Mittelschwaebische Nachrichten
Mediendebatten: Es geht auch sachlich
Echter Dialog Es kommt leider selten genug in letzter Zeit vor, dass ich Ihnen, liebe Leserinnen und Leser, an dieser Stelle gute Nachrichten vermelden kann. Aber es gibt sie. Sowohl zur Debatte über Die Zeit und deren Pro und Contra über die Legitimität der privaten Seenotrettung. Als auch zur Debatte über die Zukunft des gebührenfinanzierten öffentlich-rechtlichen Rundfunks.
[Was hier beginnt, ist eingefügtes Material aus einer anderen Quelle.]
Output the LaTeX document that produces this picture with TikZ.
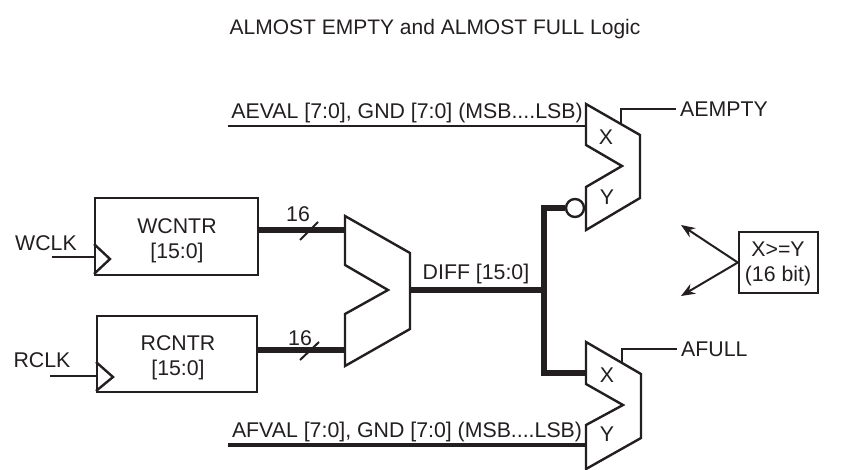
\documentclass[tikz,border=0pt]{standalone}
\usepackage{fontspec}
\setmainfont{Liberation Sans}
\usetikzlibrary{arrows.meta}
\definecolor{ink}{HTML}{231F20}
\tikzset{
  wire/.style={ink,line width=2pt},
  bus/.style={ink,line width=5.5pt},
  part/.style={ink,line width=2.4pt,line join=miter},
  counter/.style={draw=ink,line width=2.4pt,anchor=north west,inner sep=0pt,align=center},
  lbl/.style={text=ink,inner sep=0pt,align=center,font=\fontsize{21.3}{25}\selectfont},
}
\begin{document}
\begin{tikzpicture}[x=1pt,y=-1pt]
  \useasboundingbox (0,0) rectangle (842,470);
  \node[lbl,font=\fontsize{21}{25}\selectfont] (title) at (435,29) {ALMOST EMPTY and ALMOST FULL Logic};

  % counters
  \node[counter,minimum width=163pt,minimum height=77pt] (wcntr) at (94,197) {};
  \node[counter,minimum width=160pt,minimum height=76pt] (rcntr) at (96,315) {};
  \node[lbl] (wtext) at (177,241) {WCNTR\\{}[15:0]};
  \node[lbl] (rtext) at (178,358) {RCNTR\\{}[15:0]};
  \draw[part] (94,244) -- (110,259) -- (94,274);
  \draw[part] (96,362) -- (113,377) -- (96,391);
  \node[lbl] (wclk) at (46,243) {WCLK};
  \node[lbl] (rclk) at (42,360) {RCLK};
  \coordinate (wclkin) at (52,257);
  \coordinate (rclkin) at (50,376);
  \draw[wire] (wclkin) -- (wclkin-|wcntr.west);
  \draw[wire] (rclkin) -- (rclkin-|rcntr.west);

  % subtractor
  \draw[part] (345,216) -- (410,253) -- (410,329) -- (345,366) -- (345,314)
    -- (388,290) -- (345,265) -- cycle;
  \coordinate (suba) at (345,230);
  \coordinate (subb) at (345,350);
  \coordinate (subout) at (410,290);
  \draw[bus] (suba-|wcntr.east) -- (suba);
  \draw[bus] (subb-|rcntr.east) -- (subb);
  \draw[wire] (300,240) -- (318,222);
  \draw[wire] (300,360) -- (319,342);
  \node[lbl] (wbits) at (298,214) {16};
  \node[lbl] (rbits) at (300,338) {16};
  \coordinate (diffjoin) at (544,290);
  \draw[bus] (subout) -- (diffjoin);
  \node[lbl] (diff) at (476,274) {DIFF [15:0]};

  % upper comparator
  \draw[part] (586,104) -- (640,135) -- (640,198) -- (586,230) -- (586,187)
    -- (622,166) -- (586,145) -- cycle;
  \node[lbl] (ux) at (606,137) {X};
  \node[lbl] (uy) at (607,197) {Y};
  \node[draw=ink,line width=2.4pt,circle,minimum size=18pt,inner sep=0pt] (inv) at (575,208) {};
  \coordinate (aeval) at (228,126);
  \coordinate (uxin) at (586,126);
  \draw[wire] (aeval) -- (uxin);
  \node[lbl] (aevaltext) at (407,113) {AEVAL [7:0], GND [7:0] (MSB....LSB)};
  \coordinate (uout) at (621,124);
  \node[lbl,anchor=west] (aempty) at (680,109) {AEMPTY};
  \draw[wire] (uout) |- (676,109);

  % lower comparator
  \draw[part] (586,342) -- (641,374) -- (641,438) -- (586,469) -- (586,425)
    -- (623,405) -- (586,384) -- cycle;
  \node[lbl] (lx) at (607,375) {X};
  \node[lbl] (ly) at (607,434) {Y};
  \coordinate (afval) at (228,445);
  \coordinate (lyin) at (586,445);
  \draw[ink,line width=3.6pt] (afval) -- (lyin);
  \node[lbl] (afvaltext) at (407,432) {AFVAL [7:0], GND [7:0] (MSB....LSB)};
  \coordinate (lout) at (622,362);
  \node[lbl,anchor=west] (afull) at (681,349) {AFULL};
  \draw[wire] (lout) |- (677,349);

  % bus to both comparators
  \coordinate (lxin) at (586,373);
  \draw[bus,line join=miter] (inv.west) -| (diffjoin) |- (lxin);

  % flag box
  \node[draw=ink,line width=2.4pt,minimum width=79pt,minimum height=61pt,inner sep=0pt] (cmp) at (778.5,262.5) {};
  \node[lbl] (cmptext) at (778,264) {X>=Y\\(16 bit)};
  \coordinate (arrowup) at (681,225);
  \coordinate (arrowdown) at (681,296);
  \draw[wire,-{Stealth[length=14pt,width=11pt]}] (cmp.west) -- (arrowup);
  \draw[wire,-{Stealth[length=14pt,width=11pt]}] (cmp.west) -- (arrowdown);
\end{tikzpicture}
\end{document}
Beides Themen, die Sie bewegen: ● Seenotrettung Nicht nur die Überschrift des Pro und Contra („Oder soll man es lassen?“) in der Zeit wurde heftig kritisiert – vor einer Woche an dieser Stelle etwa von Journalistik-Professor Klaus-Dieter Altmeppen. Massiver Kritik sah sich auch die Autorin des ContraKommentars, Mariam Lau, ausgesetzt. Ihr wurde, unter anderem, mangelnde Empathie vorgeworfen. Wegen Sätzen wie diesem: „Das Ertrinken im Mittelmeer ist ein Problem aus der Hölle, ein politisches Problem, zu dessen Lösung die private Seenotrettung null und nichts beizutragen hat.“
In einem langen offenen Brief schrieb ihr Pauline Schmidt von „Jugend Rettet“, ein Verein, der gegen das „Sterben im Mittelmeer anzukämpfen“versucht: „Frau Lau, Ihr Text hat mich verletzt und er trägt zu einem Klima bei, das die Stimmung gegen Geflüchtete und Hilfsstrukturen weiter anheizt.“Lau hat darauf nun geantwortet, ebenso ausführlich und persönlich – und vor allem sachlich. Sie schrieb auf Facebook (unser Screenshot): „Zuerst: Es tut mir leid, dass Sie sich persönlich von meinem Contra-Text zur privaten Seenotrettung gekränkt gefühlt haben. Wenn man selbst auf dem Mittelmeer gerettet hat, selbst zu den Aktivistinnen gehört, deren Migrationsphilosophie hier kritisiert wird, kann das ja gar nicht ausbleiben. Ich bin allerdings der Meinung, dass sich ALLE Beteiligten an dem Geschehen dort die Frage vorlegen müssen, was ihr Handeln UND ihr Denken im größeren Kontext europäischer und afrikanischer Flüchtlingspolitik bedeuten.“ Lau schloss mit den Worten: „Ich habe in meinem Stück gegen die private Seenotrettung heftig ausgeteilt und heftig zurückbekommen – das ist völlig in Ordnung so. Liebe Frau Schmidt, ich finde, so sollten wir es weiter halten.“
Das Schöne daran: Es handelt sich hier um einen Austausch von Argumenten, um einen echten Dialog. Schmidt antwortete Lau via Twitter: „Danke für Ihre sachliche und ausführliche Antwort. Natürlich werden wir nie in allen Punkten übereinstimmen, aber ich bin wirklich froh, dass wir miteinander gesprochen haben und interessierte Menschen diesen Dialog verfolgen konnten.“Ein Nutzer kommentierte: „Bin ich wirklich auf Twitter? Zwei Menschen, die unterschiedlicher Meinung sind und sich trotzdem nicht beleidigen und hassen, sondern sachlich argumentieren?“Ja, das gibt es noch. Zum Glück! ● Öffentlich Rechtliche In einem Leitartikel habe ich kürzlich gefordert: „Jetzt muss über den Auftrag von ARD und ZDF diskutiert werden.“Breit und öffentlich. Tatsächlich lässt die Rundfunkkommission der Länder über ihre Vorschläge zu einem neuen „Medienstaatsvertrag“debattieren – unter www.rlp.de. Leider nur bis zum 26. August, leider nur in Form eines Online-Kontaktformulars und leider richtet sie sich eher an stark am Thema Interessierte. Denn es braucht Zeit, um sich in Begrifflichkeiten und den 28-seitigen Staatsvertrags-Entwurf einzuarbeiten. Echte Beteiligung ist das nicht. Aber es zeugt vom Willen zu mehr Transparenz. Was wichtig ist, um breiter akzeptiert zu werden. Immerhin.